I hope canon puts OLEd display on this lens, it will certainly be more useful in dark situations.


----------



## grainier (Sep 10, 2016)

$800-900 I'd guess?


----------



## MintChocs (Sep 10, 2016)

What happens to the L series 70-300?


----------



## mpphoto (Sep 10, 2016)

grainier said:


> $800-900 I'd guess?


They'd be foolish to price it that high. Not when you can get a refurb 70-300 L for $1079, or $971 when the refurb is on-sale like it is right now. $800-900 may make sense if you compare it against the $1350 new price of the L. However, it has to compete against the L refurb and the Tamron.
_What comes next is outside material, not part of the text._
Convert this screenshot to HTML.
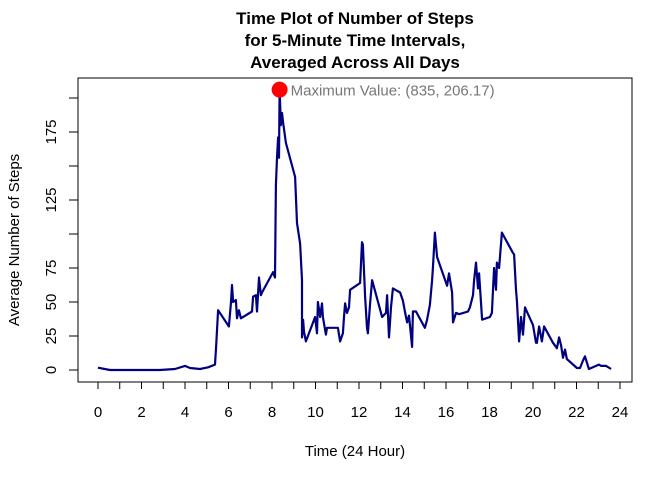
<!DOCTYPE html>
<html><head><meta charset="utf-8"><style>
html,body{margin:0;padding:0;background:#fff;}
svg{display:block;font-family:"Liberation Sans",Arial,sans-serif;}
</style></head><body>
<svg id="chart" width="672" height="480" viewBox="0 0 672 480" xmlns="http://www.w3.org/2000/svg">
<rect width="672" height="480" fill="#fff"/>
<g font-weight="bold" font-size="17" text-anchor="middle" fill="#000">
<text x="355" y="24">Time Plot of Number of Steps</text>
<text x="355" y="46">for 5-Minute Time Intervals,</text>
<text x="355" y="68">Averaged Across All Days</text>
</g>
<rect x="78" y="78" width="554" height="304" fill="none" stroke="#000" stroke-width="1"/>
<g id="xaxis"></g>
<g id="yaxis"></g>
<text x="355" y="456" font-size="15" text-anchor="middle">Time (24 Hour)</text>
<text transform="translate(19,240) rotate(-90)" font-size="15" text-anchor="middle">Average Number of Steps</text>
<polyline id="line" fill="none" stroke="#000080" stroke-width="2.2" stroke-linejoin="round"/>
<circle id="maxpt" r="8" fill="#ff0000"/>
<text id="maxlbl" font-size="15" fill="#777">Maximum Value: (835, 206.17)</text>
</svg>
<script>
const hours=[0,0.55,2.85,3.54,4.0,4.23,4.69,5.06,5.38,5.43,5.52,6.02,6.11,6.16,6.21,6.34,6.39,6.48,6.57,7.08,7.13,7.26,7.31,7.40,7.49,7.54,8.05,8.14,8.18,8.23,8.28,8.32,8.35,8.41,8.46,8.51,8.64,9.06,9.15,9.29,9.38,9.38,9.43,9.47,9.56,9.98,10.07,10.11,10.21,10.30,10.34,10.48,10.53,11.03,11.13,11.26,11.31,11.36,11.45,11.54,11.59,12.05,12.14,12.18,12.28,12.37,12.41,12.51,12.60,13.06,13.24,13.29,13.38,13.47,13.56,13.89,14.02,14.11,14.21,14.30,14.44,14.48,14.62,15.03,15.13,15.26,15.36,15.40,15.49,15.59,16.05,16.14,16.28,16.32,16.46,16.60,17.01,17.10,17.24,17.29,17.38,17.47,17.52,17.66,18.02,18.11,18.16,18.21,18.30,18.34,18.44,18.57,19.08,19.13,19.22,19.26,19.36,19.45,19.54,19.63,20.0,20.14,20.18,20.28,20.41,20.51,20.92,21.10,21.20,21.29,21.38,21.47,21.56,22.02,22.16,22.30,22.39,22.57,23.03,23.13,23.36,23.59];
const steps=[1.7,0,0,0.7,3,1.5,0.7,2,4,17,44,32,49,62.5,50,51.5,38,44,38,43,54,55,43,68,55,57,72,68,136,156,171,156,206.17,180,189,182,167,142,108,93,66,24,37,28,21,39,27,50,39,49,39,26,31,31,21,27,39,49,42,46,59,64,94,92,54,31,27,49,66,39,42,55,24,46,60,57,51,43,35,40,17,43,43,31,37,48,66,75,101,83,62,71,57,35,42,41,43,46,55,66,79,60,71,37,39,42,59,75,59,79,75,101,86,85,59,51,21,39,26,46,33,20,20,32,21,32,20,16,24,18,9,15,8,1.5,1.5,7,10,0.7,4,3,3,0.7,3,0.7];
const xTicks=[0,1,2,3,4,5,6,7,8,9,10,11,12,13,14,15,16,17,18,19,20,21,22,23,24];
const xTickLabels=["0","2","4","6","8","10","12","14","16","18","20","22","24"];
const yTicks=[0,25,50,75,100,125,150,175,200];
const yTickLabels=["0","25","50","75","125","175"];
const maxPoint=[8.35,206.17];
const NS="http://www.w3.org/2000/svg";
const sx=h=>98+h*21.75;
const sy=v=>370-v*1.36;
function mk(tag,attrs,parent){const e=document.createElementNS(NS,tag);for(const k in attrs)e.setAttribute(k,attrs[k]);parent.appendChild(e);return e;}
const xa=document.getElementById('xaxis'),ya=document.getElementById('yaxis');
mk('line',{x1:sx(0),x2:sx(24),y1:382,y2:382,stroke:'#000'},xa);
xTicks.forEach(t=>{const l=mk('line',{x1:sx(t),x2:sx(t),y1:382,y2:389,stroke:'#000'},xa);

});
xTickLabels.forEach(s=>{const t=mk('text',{x:sx(+s),y:417,'font-size':15,'text-anchor':'middle'},xa);t.textContent=s;

});
mk('line',{x1:78,x2:78,y1:sy(0),y2:sy(200),stroke:'#000'},ya);
yTicks.forEach(t=>{const l=mk('line',{x1:69,x2:78,y1:sy(t),y2:sy(t),stroke:'#000'},ya);

});
yTickLabels.forEach(s=>{const t=mk('text',{transform:`translate(56,${sy(+s)}) rotate(-90)`,'font-size':15,'text-anchor':'middle'},ya);t.textContent=s;

});
document.getElementById('line').setAttribute('points',hours.map((h,i)=>sx(h).toFixed(1)+','+sy(steps[i]).toFixed(1)).join(' '));
const mp=document.getElementById('maxpt');mp.setAttribute('cx',sx(maxPoint[0]));mp.setAttribute('cy',sy(maxPoint[1]));
const ml=document.getElementById('maxlbl');ml.setAttribute('x',sx(maxPoint[0])+11);ml.setAttribute('y',sy(maxPoint[1])+6);
</script>
</body></html>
I would expect a price closer to $650. I hope Canon has learned a lesson from pricing some new lenses too high. Buyers are willing to pay the early-adopter premium for an L lens or a new body, but I don't think there is a lot of pent-up demand for a non-L 70-300. The people clamoring for such a lens are more price-sensitive. If they didn't care about price, they would have bought the L already.


----------



## TWI by Dustin Abbott (Sep 11, 2016)

mpphoto said:


> grainier said:
> 
> 
> > $800-900 I'd guess?
> ...



I think this is an accurate assessment. The new 18-135mm Nano USM may give some frame of reference.


----------



## mitchel2002 (Sep 11, 2016)

yup i agree that 600$ to 700$ as a starting price,
and if this lens does come in right there i might just get it.


----------



## wsmith96 (Sep 11, 2016)

MintChocs said:


> What happens to the L series 70-300?


I continues to be sold.


----------



## wsmith96 (Sep 11, 2016)

mitchel2002 said:


> yup i agree that 600$ to 700$ as a starting price,
> and if this lens does come in right there i might just get it.



+1 on the price. I'm curious to see the improved IQ, though given what I currently have I doubt I'll get it.


----------



## rrcphoto (Sep 13, 2016)

no tripod collar but it does look slick.


----------